Technical Note - IHT Treatment of EGLP

28th May 2015 - London

Technical Note - Inheritance Tax Treatment of Excepted Group Life Policies

An excepted group life scheme is subject to an inheritance tax charge on the tenth anniversary of its establishment and on each subsequent ten year anniversary. The charge is calculated by reference to the assets of the scheme as at the relevant date. It will only result in a tax liability if the scheme has assets at that time.

In most cases the only asset will be the excepted group life policy purchased by the relevant employer in respect of the potential liabilities of the scheme. In these circumstances the value of the assets held by an excepted group life scheme will usually be nil except in the following circumstances:

• if a death has occurred before the ten year anniversary and the proceeds have not been distributed prior to the ten year anniversary; or
• if a member of the scheme was terminally ill as at the ten year anniversary.

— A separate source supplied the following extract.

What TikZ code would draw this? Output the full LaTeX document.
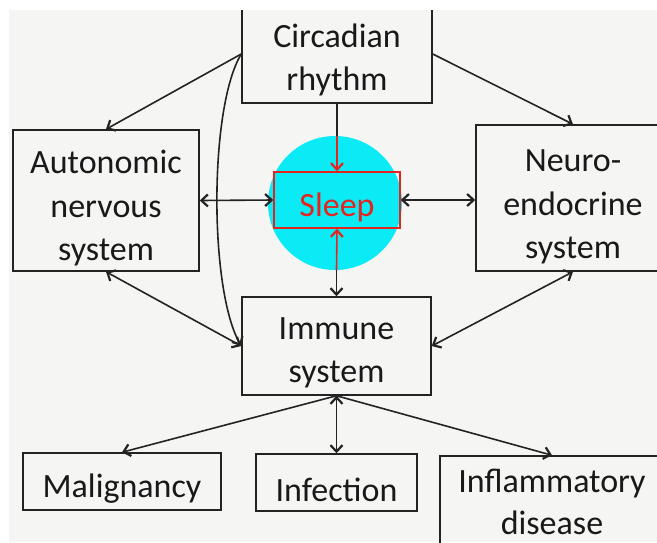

As a general rule and, subject to the exceptions listed above, there will be no charge to inheritance tax if an excepted group life scheme is terminated prior to the tenth anniversary of its establishment.

Trustees of excepted group life schemes generally have two years in which to distribute any benefits arising from the death of a member. For this reason clients may wish to consider terminating their excepted group life schemes no later than the eighth anniversary of their establishment.

Following termination a new excepted group life scheme may be established and a new group life policy taken out to ensure continuity of cover.

The information provided above is for guidance only and is based on Generali’s understanding of the current legislation. It is not intended to provide specific advice and clients should seek independent professional advice in relation to their individual circumstances.